Exercise task:
Quote the listing in full, exactly as given, minus any pictures.
------------------------------------------------------------------------
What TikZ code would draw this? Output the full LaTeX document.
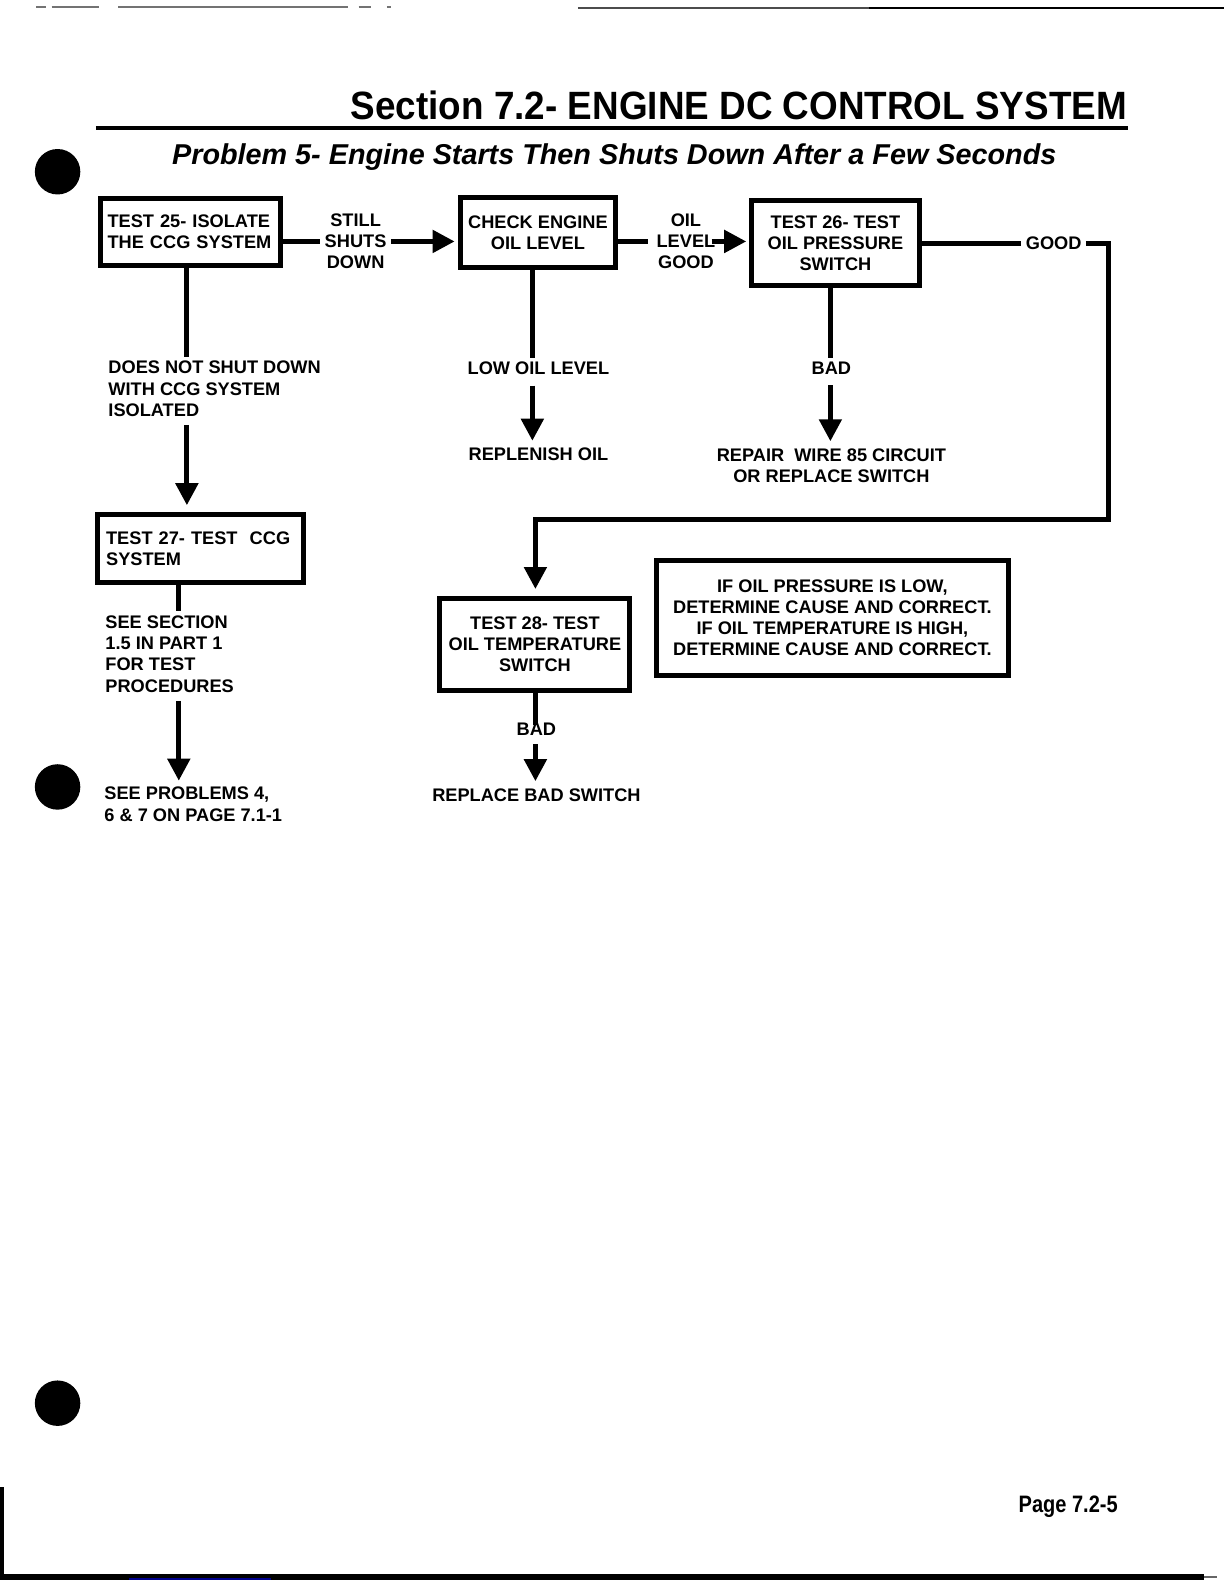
\documentclass[tikz,border=0pt]{standalone}
\usepackage{fontspec}
\setmainfont{Liberation Sans}
\usetikzlibrary{arrows.meta}
\newcommand\diagfont{\fontsize{9.1}{10.6}\selectfont\bfseries}
\tikzset{
  box/.style={draw, line width=2.5pt, inner ysep=0pt, inner xsep=1pt, align=center, font=\diagfont},
  lbl/.style={inner sep=2pt, align=center, font=\diagfont},
  lbll/.style={inner sep=2pt, align=left, font=\diagfont, anchor=west},
  conn/.style={line width=2.5pt},
  arr/.style={line width=2.5pt, -{Triangle[width=11pt,length=11pt]}},
  bullet/.style={fill=black},
}
\begin{document}
\begin{tikzpicture}[x=0.505pt, y=-0.505pt]
\useasboundingbox (0,0) rectangle (1212,1568);
\fill[white] (0,0) rectangle (1212,1568);

% page edges
\draw[black!55, line width=0.8pt] (36,7)--(46,7) (51,7)--(98,7) (117,7)--(344,7) (355,7)--(367,7) (383,7)--(387,7);
\draw[black!70, line width=0.9pt] (572,8)--(860,8);
\draw[black, line width=1.1pt] (860,8)--(1212,8);
\draw[line width=2.6pt] (0,1561)--(1192,1561);
\draw[black!60, line width=1pt] (1192,1561)--(1205,1561);
\draw[line width=2pt] (2,1472)--(2,1561);
\draw[blue!55!black, line width=1.2pt] (128,1563)--(268,1563);

% bullets
\fill[bullet] (57,170) circle (22.5);
\fill[bullet] (57,779) circle (22.5);
\fill[bullet] (57,1389) circle (22.5);

% header
\node[anchor=base east, inner sep=0pt] (title) at (1116,118)
  {\resizebox{388pt}{14.3pt}{\bfseries Section 7.2- ENGINE DC CONTROL SYSTEM}};
\draw[line width=2pt] (95,127) -- (1117,127);
\node[anchor=base west, inner sep=0pt] (subtitle) at (170,163)
  {\resizebox{442pt}{10.4pt}{\bfseries\itshape Problem 5- Engine Starts Then Shuts Down After a Few Seconds}};
\node[anchor=base west, inner sep=0pt] (pageno) at (1008,1497)
  {\resizebox{49.5pt}{8.3pt}{\bfseries Page 7.2-5}};

% boxes
\node[box, align=left, inner xsep=3.5pt, text width=82.9pt, minimum width=89.9pt, minimum height=33.3pt] (box1) at (188.5,229.5)
  {TEST 25- ISOLATE\\THE CCG SYSTEM};
\node[box, minimum width=77.8pt, minimum height=34.8pt] (box2) at (532.5,230)
  {CHECK ENGINE\\OIL LEVEL};
\node[box, minimum width=84.3pt, minimum height=42.4pt] (box3) at (827,240.5)
  {TEST 26- TEST\\OIL PRESSURE\\SWITCH};
\node[box, minimum width=94.9pt, minimum height=46pt] (box4) at (529.5,638)
  {TEST 28- TEST\\OIL TEMPERATURE\\SWITCH};
\node[box, minimum width=176.2pt, minimum height=57.6pt] (note) at (824,611.5)
  {IF OIL PRESSURE IS LOW,\\DETERMINE CAUSE AND CORRECT.\\IF OIL TEMPERATURE IS HIGH,\\DETERMINE CAUSE AND CORRECT.};
\node[box, align=left, inner xsep=4.3pt, text width=94.4pt, minimum width=103pt, minimum height=33.8pt] (box6) at (198.5,543)
  {TEST 27- TEST\ \ CCG\\SYSTEM};

% labels
\node[lbl] (still) at (352,239) {STILL\\SHUTS\\DOWN};
\node[lbl] (oilgood) at (679,239) {OIL\\LEVEL\\GOOD};
\node[lbl] (good) at (1043,241) {GOOD};
\node[lbll] (doesnot) at (103,385) {DOES NOT SHUT DOWN\\WITH CCG SYSTEM\\ISOLATED};
\node[lbll] (seesec) at (100,647.5) {SEE SECTION\\1.5 IN PART 1\\FOR TEST\\PROCEDURES};
\node[lbll] (seeprob) at (99,796) {SEE PROBLEMS 4,\\6 \& 7 ON PAGE 7.1-1};
\node[lbl] (lowoil) at (533,365) {LOW OIL LEVEL};
\node[lbl] (replenish) at (533,450) {REPLENISH OIL};
\node[lbl] (bad1) at (823,365) {BAD};
\node[lbl] (repair) at (823,461) {REPAIR\ \ WIRE 85 CIRCUIT\\OR REPLACE SWITCH};
\node[lbl] (bad2) at (531,722) {BAD};
\node[lbl] (replace) at (531,787) {REPLACE BAD SWITCH};

% line columns
\coordinate (xa) at (185,0);
\coordinate (xb) at (177,0);
\coordinate (xc) at (527,0);
\coordinate (xd) at (822,0);
\coordinate (xe) at (530,0);
\coordinate (c1) at (1097,241);
\coordinate (c2) at (1097,514);
\coordinate (c3) at (530,514);

% top row connectors
\draw[conn] (box1.east |- still.west) -- (still.west);
\draw[arr, shorten >=1.5pt] (still.east) -- (still.east -| box2.west);
\draw[conn] (box2.east |- oilgood.west) -- ([xshift=-2pt]oilgood.west);
\draw[arr, shorten >=1.2pt] ([xshift=-4pt]oilgood.east) -- (oilgood.east -| box3.west);
\draw[conn] (box3.east |- good.west) -- (good.west);
\draw[arr, line join=miter, shorten >=3.5pt] (good.east) -- (c1) -- (c2) -- (c3) -- (c3 |- box4.north);

% left column
\draw[conn] (box1.south -| xa) -- (xa |- doesnot.north);
\draw[arr, shorten <=2pt, shorten >=3.5pt] (xa |- doesnot.south) -- (xa |- box6.north);
\draw[conn] (box6.south -| xb) -- (xb |- seesec.north);
\draw[arr, shorten <=2pt, shorten >=1pt] (xb |- seesec.south) -- (xb |- seeprob.north);

% middle column
\draw[conn] (box2.south -| xc) -- (xc |- lowoil.north);
\draw[arr, shorten <=3pt, shorten >=1.5pt] (xc |- lowoil.south) -- (xc |- replenish.north);
\draw[conn] (box4.south -| xe) -- ([yshift=-3pt]xe |- bad2.north);
\draw[arr, shorten <=2pt, shorten >=1.5pt] (xe |- bad2.south) -- (xe |- replace.north);

% right column
\draw[conn] (box3.south -| xd) -- (xd |- bad1.north);
\draw[arr, shorten <=3pt, shorten >=1.5pt] (xd |- bad1.south) -- (xd |- repair.north);
\end{tikzpicture}
\end{document}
------------------------------------------------------------------------
Expected answer:
What TikZ code would draw this? Output the full LaTeX document.
\documentclass[tikz,border=0pt]{standalone}
\usepackage{fontspec}
\setmainfont{Liberation Sans}
\usetikzlibrary{arrows.meta}
\newcommand\diagfont{\fontsize{9.1}{10.6}\selectfont\bfseries}
\tikzset{
  box/.style={draw, line width=2.5pt, inner ysep=0pt, inner xsep=1pt, align=center, font=\diagfont},
  lbl/.style={inner sep=2pt, align=center, font=\diagfont},
  lbll/.style={inner sep=2pt, align=left, font=\diagfont, anchor=west},
  conn/.style={line width=2.5pt},
  arr/.style={line width=2.5pt, -{Triangle[width=11pt,length=11pt]}},
  bullet/.style={fill=black},
}
\begin{document}
\begin{tikzpicture}[x=0.505pt, y=-0.505pt]
\useasboundingbox (0,0) rectangle (1212,1568);
\fill[white] (0,0) rectangle (1212,1568);

% page edges
\draw[black!55, line width=0.8pt] (36,7)--(46,7) (51,7)--(98,7) (117,7)--(344,7) (355,7)--(367,7) (383,7)--(387,7);
\draw[black!70, line width=0.9pt] (572,8)--(860,8);
\draw[black, line width=1.1pt] (860,8)--(1212,8);
\draw[line width=2.6pt] (0,1561)--(1192,1561);
\draw[black!60, line width=1pt] (1192,1561)--(1205,1561);
\draw[line width=2pt] (2,1472)--(2,1561);
\draw[blue!55!black, line width=1.2pt] (128,1563)--(268,1563);

% bullets
\fill[bullet] (57,170) circle (22.5);
\fill[bullet] (57,779) circle (22.5);
\fill[bullet] (57,1389) circle (22.5);

% header
\node[anchor=base east, inner sep=0pt] (title) at (1116,118)
  {\resizebox{388pt}{14.3pt}{\bfseries Section 7.2- ENGINE DC CONTROL SYSTEM}};
\draw[line width=2pt] (95,127) -- (1117,127);
\node[anchor=base west, inner sep=0pt] (subtitle) at (170,163)
  {\resizebox{442pt}{10.4pt}{\bfseries\itshape Problem 5- Engine Starts Then Shuts Down After a Few Seconds}};
\node[anchor=base west, inner sep=0pt] (pageno) at (1008,1497)
  {\resizebox{49.5pt}{8.3pt}{\bfseries Page 7.2-5}};

% boxes
\node[box, align=left, inner xsep=3.5pt, text width=82.9pt, minimum width=89.9pt, minimum height=33.3pt] (box1) at (188.5,229.5)
  {TEST 25- ISOLATE\\THE CCG SYSTEM};
\node[box, minimum width=77.8pt, minimum height=34.8pt] (box2) at (532.5,230)
  {CHECK ENGINE\\OIL LEVEL};
\node[box, minimum width=84.3pt, minimum height=42.4pt] (box3) at (827,240.5)
  {TEST 26- TEST\\OIL PRESSURE\\SWITCH};
\node[box, minimum width=94.9pt, minimum height=46pt] (box4) at (529.5,638)
  {TEST 28- TEST\\OIL TEMPERATURE\\SWITCH};
\node[box, minimum width=176.2pt, minimum height=57.6pt] (note) at (824,611.5)
  {IF OIL PRESSURE IS LOW,\\DETERMINE CAUSE AND CORRECT.\\IF OIL TEMPERATURE IS HIGH,\\DETERMINE CAUSE AND CORRECT.};
\node[box, align=left, inner xsep=4.3pt, text width=94.4pt, minimum width=103pt, minimum height=33.8pt] (box6) at (198.5,543)
  {TEST 27- TEST\ \ CCG\\SYSTEM};

% labels
\node[lbl] (still) at (352,239) {STILL\\SHUTS\\DOWN};
\node[lbl] (oilgood) at (679,239) {OIL\\LEVEL\\GOOD};
\node[lbl] (good) at (1043,241) {GOOD};
\node[lbll] (doesnot) at (103,385) {DOES NOT SHUT DOWN\\WITH CCG SYSTEM\\ISOLATED};
\node[lbll] (seesec) at (100,647.5) {SEE SECTION\\1.5 IN PART 1\\FOR TEST\\PROCEDURES};
\node[lbll] (seeprob) at (99,796) {SEE PROBLEMS 4,\\6 \& 7 ON PAGE 7.1-1};
\node[lbl] (lowoil) at (533,365) {LOW OIL LEVEL};
\node[lbl] (replenish) at (533,450) {REPLENISH OIL};
\node[lbl] (bad1) at (823,365) {BAD};
\node[lbl] (repair) at (823,461) {REPAIR\ \ WIRE 85 CIRCUIT\\OR REPLACE SWITCH};
\node[lbl] (bad2) at (531,722) {BAD};
\node[lbl] (replace) at (531,787) {REPLACE BAD SWITCH};

% line columns
\coordinate (xa) at (185,0);
\coordinate (xb) at (177,0);
\coordinate (xc) at (527,0);
\coordinate (xd) at (822,0);
\coordinate (xe) at (530,0);
\coordinate (c1) at (1097,241);
\coordinate (c2) at (1097,514);
\coordinate (c3) at (530,514);

% top row connectors
\draw[conn] (box1.east |- still.west) -- (still.west);
\draw[arr, shorten >=1.5pt] (still.east) -- (still.east -| box2.west);
\draw[conn] (box2.east |- oilgood.west) -- ([xshift=-2pt]oilgood.west);
\draw[arr, shorten >=1.2pt] ([xshift=-4pt]oilgood.east) -- (oilgood.east -| box3.west);
\draw[conn] (box3.east |- good.west) -- (good.west);
\draw[arr, line join=miter, shorten >=3.5pt] (good.east) -- (c1) -- (c2) -- (c3) -- (c3 |- box4.north);

% left column
\draw[conn] (box1.south -| xa) -- (xa |- doesnot.north);
\draw[arr, shorten <=2pt, shorten >=3.5pt] (xa |- doesnot.south) -- (xa |- box6.north);
\draw[conn] (box6.south -| xb) -- (xb |- seesec.north);
\draw[arr, shorten <=2pt, shorten >=1pt] (xb |- seesec.south) -- (xb |- seeprob.north);

% middle column
\draw[conn] (box2.south -| xc) -- (xc |- lowoil.north);
\draw[arr, shorten <=3pt, shorten >=1.5pt] (xc |- lowoil.south) -- (xc |- replenish.north);
\draw[conn] (box4.south -| xe) -- ([yshift=-3pt]xe |- bad2.north);
\draw[arr, shorten <=2pt, shorten >=1.5pt] (xe |- bad2.south) -- (xe |- replace.north);

% right column
\draw[conn] (box3.south -| xd) -- (xd |- bad1.north);
\draw[arr, shorten <=3pt, shorten >=1.5pt] (xd |- bad1.south) -- (xd |- repair.north);
\end{tikzpicture}
\end{document}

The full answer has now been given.